**Instructions for the task:**
Leave out every picture, then transcribe the rest of the listing exactly.

**Material provided:**
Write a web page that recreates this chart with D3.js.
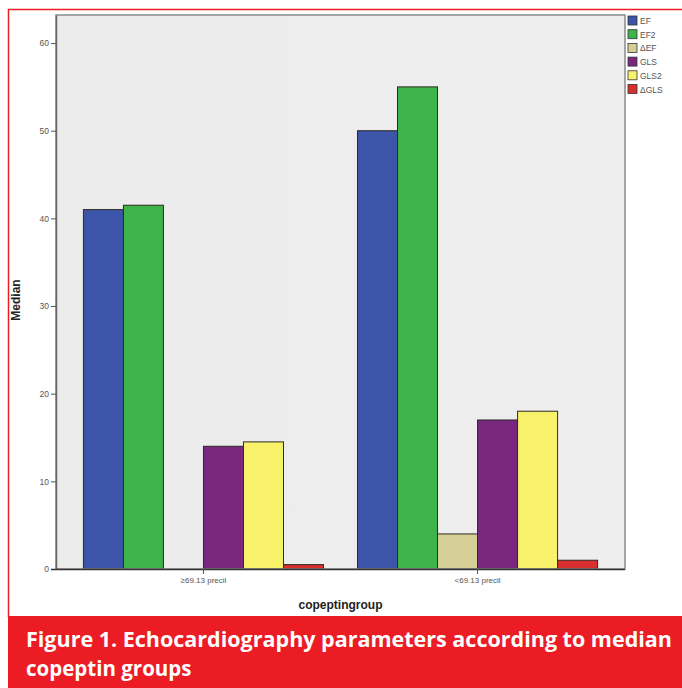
<!DOCTYPE html>
<html>
<head>
<meta charset="utf-8">
<script src="https://cdn.jsdelivr.net/npm/d3@7"></script>
<style>
  html, body { margin: 0; padding: 0; background: #fff; }
  svg { display: block; }
</style>
</head>
<body>
<svg id="chart" width="682" height="688"></svg>
<script>
// Median echocardiography values per copeptin group
const groups = ["\u226569.13 precil", "<69.13 precil"];
const seriesNames = ["EF", "EF2", "\u0394EF", "GLS", "GLS2", "\u0394GLS"];
const seriesColors = ["#3d55a8", "#3db34a", "#d6d096", "#7a287f", "#f8f26a", "#d8302e"];
const valuesGroup1 = [41, 41.5, 0, 14, 14.5, 0.5];
const valuesGroup2 = [50, 55, 4, 17, 18, 1];
const yTicks = [0, 10, 20, 30, 40, 50, 60];
const captionLines = ["Figure 1. Echocardiography parameters according to median", "copeptin groups"];

const groupValues = [valuesGroup1, valuesGroup2];

const svg = d3.select("#chart");
const W = 682, H = 688;
const red = "#ec1c24";

// Frame of the plot
const plot = { left: 56, right: 625, top: 15, bottom: 569 };

// Outer figure border and caption banner
svg.append("line").attr("x1", 8).attr("x2", W).attr("y1", 9.5).attr("y2", 9.5)
  .attr("stroke", red).attr("stroke-width", 1.5);
svg.append("line").attr("x1", 8.5).attr("x2", 8.5).attr("y1", 9).attr("y2", 617)
  .attr("stroke", red).attr("stroke-width", 1.5);
svg.append("rect").attr("x", 8).attr("y", 616).attr("width", W - 8).attr("height", H - 616)
  .attr("fill", red);

const caption = svg.append("text")
  .attr("fill", "#fff")
  .attr("font-family", "'Open Sans', Lato, sans-serif")
  .attr("font-weight", 700)
  .attr("font-size", 20.5);
caption.append("tspan").attr("x", 26).attr("y", 647).text(captionLines[0])
  .attr("textLength", 646).attr("lengthAdjust", "spacingAndGlyphs");
caption.append("tspan").attr("x", 26).attr("y", 676).text(captionLines[1]);

// Scales
const x0 = d3.scaleBand().domain(groups).range([plot.left, plot.right])
  .paddingInner(0.124).paddingOuter(0.1);
const x1 = d3.scaleBand().domain(seriesNames).range([0, x0.bandwidth()]).padding(0);
const y = d3.scaleLinear().domain([0, 63.2]).range([plot.bottom, plot.top]);

// Plot background with a soft gradient
const defs = svg.append("defs");
const grad = defs.append("linearGradient").attr("id", "bg").attr("x1", 0).attr("x2", 1).attr("y1", 0).attr("y2", 0);
grad.append("stop").attr("offset", "0%").attr("stop-color", "#ececec");
grad.append("stop").attr("offset", "100%").attr("stop-color", "#eeeeee");
svg.append("rect")
  .attr("x", plot.left).attr("y", plot.top)
  .attr("width", plot.right - plot.left).attr("height", plot.bottom - plot.top)
  .attr("fill", "url(#bg)");

// Bars
const gGroups = svg.append("g").selectAll("g")
  .data(groups.map((g, i) => ({ group: g, values: groupValues[i] })))
  .join("g")
  .attr("transform", d => `translate(${x0(d.group)},0)`);

gGroups.selectAll("rect")
  .data(d => d.values.map((v, i) => ({ name: seriesNames[i], value: v, color: seriesColors[i] })))
  .join("rect")
  .filter(d => d.value > 0)
  .attr("x", d => x1(d.name))
  .attr("y", d => y(d.value))
  .attr("width", x1.bandwidth())
  .attr("height", d => y(0) - y(d.value))
  .attr("fill", d => d.color)
  .attr("stroke", "#2e2a22")
  .attr("stroke-width", 1);

// Frame border
svg.append("rect")
  .attr("x", plot.left).attr("y", plot.top)
  .attr("width", plot.right - plot.left).attr("height", plot.bottom - plot.top)
  .attr("fill", "none").attr("stroke", "#8a8a8a").attr("stroke-width", 1.5);

// Y axis
const yAxis = svg.append("g")
  .attr("transform", `translate(${plot.left},0)`)
  .call(d3.axisLeft(y).tickValues(yTicks).tickSize(5).tickPadding(2).tickSizeOuter(0));
yAxis.select(".domain").attr("stroke", "#666").attr("stroke-width", 1.5);
yAxis.selectAll(".tick line").attr("stroke", "#555");
yAxis.selectAll(".tick text")
  .attr("fill", "#555").attr("font-family", "Arial, 'Liberation Sans', sans-serif").attr("font-size", 8.5);

// X axis
const xAxis = svg.append("g")
  .attr("transform", `translate(0,${plot.bottom})`)
  .call(d3.axisBottom(x0).tickSize(5).tickPadding(3).tickSizeOuter(0));
xAxis.select(".domain").attr("stroke", "#333").attr("stroke-width", 1.5)
  .attr("d", `M${plot.left - 5},0.5H${plot.right}`);
xAxis.selectAll(".tick line").attr("stroke", "#555");
xAxis.selectAll(".tick text")
  .attr("fill", "#555").attr("font-family", "Arial, 'Liberation Sans', sans-serif").attr("font-size", 8);

// Axis titles
svg.append("text")
  .attr("x", (plot.left + plot.right) / 2).attr("y", 609)
  .attr("text-anchor", "middle")
  .attr("font-family", "Arial, 'Liberation Sans', sans-serif")
  .attr("font-weight", 700).attr("font-size", 12).attr("fill", "#222")
  .text("copeptingroup");
svg.append("text")
  .attr("transform", `translate(20,${(plot.top + plot.bottom) / 2 + 8}) rotate(-90)`)
  .attr("text-anchor", "middle")
  .attr("font-family", "Arial, 'Liberation Sans', sans-serif")
  .attr("font-weight", 700).attr("font-size", 12).attr("fill", "#222")
  .text("Median");

// Legend
const legend = svg.append("g").attr("transform", `translate(${plot.right + 3},16)`)
  .selectAll("g").data(seriesNames).join("g")
  .attr("transform", (d, i) => `translate(0,${i * 13.7})`);
legend.append("rect")
  .attr("width", 9).attr("height", 9)
  .attr("fill", (d, i) => seriesColors[i])
  .attr("stroke", "#333").attr("stroke-width", 0.8);
legend.append("text")
  .attr("x", 12).attr("y", 8)
  .attr("font-family", "Arial, 'Liberation Sans', sans-serif")
  .attr("font-size", 8.5).attr("fill", "#555")
  .text(d => d);
</script>
</body>
</html>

**Output for this task:**
Write a web page that recreates this chart with D3.js.
<!DOCTYPE html>
<html>
<head>
<meta charset="utf-8">
<script src="https://cdn.jsdelivr.net/npm/d3@7"></script>
<style>
  html, body { margin: 0; padding: 0; background: #fff; }
  svg { display: block; }
</style>
</head>
<body>
<svg id="chart" width="682" height="688"></svg>
<script>
// Median echocardiography values per copeptin group
const groups = ["\u226569.13 precil", "<69.13 precil"];
const seriesNames = ["EF", "EF2", "\u0394EF", "GLS", "GLS2", "\u0394GLS"];
const seriesColors = ["#3d55a8", "#3db34a", "#d6d096", "#7a287f", "#f8f26a", "#d8302e"];
const valuesGroup1 = [41, 41.5, 0, 14, 14.5, 0.5];
const valuesGroup2 = [50, 55, 4, 17, 18, 1];
const yTicks = [0, 10, 20, 30, 40, 50, 60];
const captionLines = ["Figure 1. Echocardiography parameters according to median", "copeptin groups"];

const groupValues = [valuesGroup1, valuesGroup2];

const svg = d3.select("#chart");
const W = 682, H = 688;
const red = "#ec1c24";

// Frame of the plot
const plot = { left: 56, right: 625, top: 15, bottom: 569 };

// Outer figure border and caption banner
svg.append("line").attr("x1", 8).attr("x2", W).attr("y1", 9.5).attr("y2", 9.5)
  .attr("stroke", red).attr("stroke-width", 1.5);
svg.append("line").attr("x1", 8.5).attr("x2", 8.5).attr("y1", 9).attr("y2", 617)
  .attr("stroke", red).attr("stroke-width", 1.5);
svg.append("rect").attr("x", 8).attr("y", 616).attr("width", W - 8).attr("height", H - 616)
  .attr("fill", red);

const caption = svg.append("text")
  .attr("fill", "#fff")
  .attr("font-family", "'Open Sans', Lato, sans-serif")
  .attr("font-weight", 700)
  .attr("font-size", 20.5);
caption.append("tspan").attr("x", 26).attr("y", 647).text(captionLines[0])
  .attr("textLength", 646).attr("lengthAdjust", "spacingAndGlyphs");
caption.append("tspan").attr("x", 26).attr("y", 676).text(captionLines[1]);

// Scales
const x0 = d3.scaleBand().domain(groups).range([plot.left, plot.right])
  .paddingInner(0.124).paddingOuter(0.1);
const x1 = d3.scaleBand().domain(seriesNames).range([0, x0.bandwidth()]).padding(0);
const y = d3.scaleLinear().domain([0, 63.2]).range([plot.bottom, plot.top]);

// Plot background with a soft gradient
const defs = svg.append("defs");
const grad = defs.append("linearGradient").attr("id", "bg").attr("x1", 0).attr("x2", 1).attr("y1", 0).attr("y2", 0);
grad.append("stop").attr("offset", "0%").attr("stop-color", "#ececec");
grad.append("stop").attr("offset", "100%").attr("stop-color", "#eeeeee");
svg.append("rect")
  .attr("x", plot.left).attr("y", plot.top)
  .attr("width", plot.right - plot.left).attr("height", plot.bottom - plot.top)
  .attr("fill", "url(#bg)");

// Bars
const gGroups = svg.append("g").selectAll("g")
  .data(groups.map((g, i) => ({ group: g, values: groupValues[i] })))
  .join("g")
  .attr("transform", d => `translate(${x0(d.group)},0)`);

gGroups.selectAll("rect")
  .data(d => d.values.map((v, i) => ({ name: seriesNames[i], value: v, color: seriesColors[i] })))
  .join("rect")
  .filter(d => d.value > 0)
  .attr("x", d => x1(d.name))
  .attr("y", d => y(d.value))
  .attr("width", x1.bandwidth())
  .attr("height", d => y(0) - y(d.value))
  .attr("fill", d => d.color)
  .attr("stroke", "#2e2a22")
  .attr("stroke-width", 1);

// Frame border
svg.append("rect")
  .attr("x", plot.left).attr("y", plot.top)
  .attr("width", plot.right - plot.left).attr("height", plot.bottom - plot.top)
  .attr("fill", "none").attr("stroke", "#8a8a8a").attr("stroke-width", 1.5);

// Y axis
const yAxis = svg.append("g")
  .attr("transform", `translate(${plot.left},0)`)
  .call(d3.axisLeft(y).tickValues(yTicks).tickSize(5).tickPadding(2).tickSizeOuter(0));
yAxis.select(".domain").attr("stroke", "#666").attr("stroke-width", 1.5);
yAxis.selectAll(".tick line").attr("stroke", "#555");
yAxis.selectAll(".tick text")
  .attr("fill", "#555").attr("font-family", "Arial, 'Liberation Sans', sans-serif").attr("font-size", 8.5);

// X axis
const xAxis = svg.append("g")
  .attr("transform", `translate(0,${plot.bottom})`)
  .call(d3.axisBottom(x0).tickSize(5).tickPadding(3).tickSizeOuter(0));
xAxis.select(".domain").attr("stroke", "#333").attr("stroke-width", 1.5)
  .attr("d", `M${plot.left - 5},0.5H${plot.right}`);
xAxis.selectAll(".tick line").attr("stroke", "#555");
xAxis.selectAll(".tick text")
  .attr("fill", "#555").attr("font-family", "Arial, 'Liberation Sans', sans-serif").attr("font-size", 8);

// Axis titles
svg.append("text")
  .attr("x", (plot.left + plot.right) / 2).attr("y", 609)
  .attr("text-anchor", "middle")
  .attr("font-family", "Arial, 'Liberation Sans', sans-serif")
  .attr("font-weight", 700).attr("font-size", 12).attr("fill", "#222")
  .text("copeptingroup");
svg.append("text")
  .attr("transform", `translate(20,${(plot.top + plot.bottom) / 2 + 8}) rotate(-90)`)
  .attr("text-anchor", "middle")
  .attr("font-family", "Arial, 'Liberation Sans', sans-serif")
  .attr("font-weight", 700).attr("font-size", 12).attr("fill", "#222")
  .text("Median");

// Legend
const legend = svg.append("g").attr("transform", `translate(${plot.right + 3},16)`)
  .selectAll("g").data(seriesNames).join("g")
  .attr("transform", (d, i) => `translate(0,${i * 13.7})`);
legend.append("rect")
  .attr("width", 9).attr("height", 9)
  .attr("fill", (d, i) => seriesColors[i])
  .attr("stroke", "#333").attr("stroke-width", 0.8);
legend.append("text")
  .attr("x", 12).attr("y", 8)
  .attr("font-family", "Arial, 'Liberation Sans', sans-serif")
  .attr("font-size", 8.5).attr("fill", "#555")
  .text(d => d);
</script>
</body>
</html>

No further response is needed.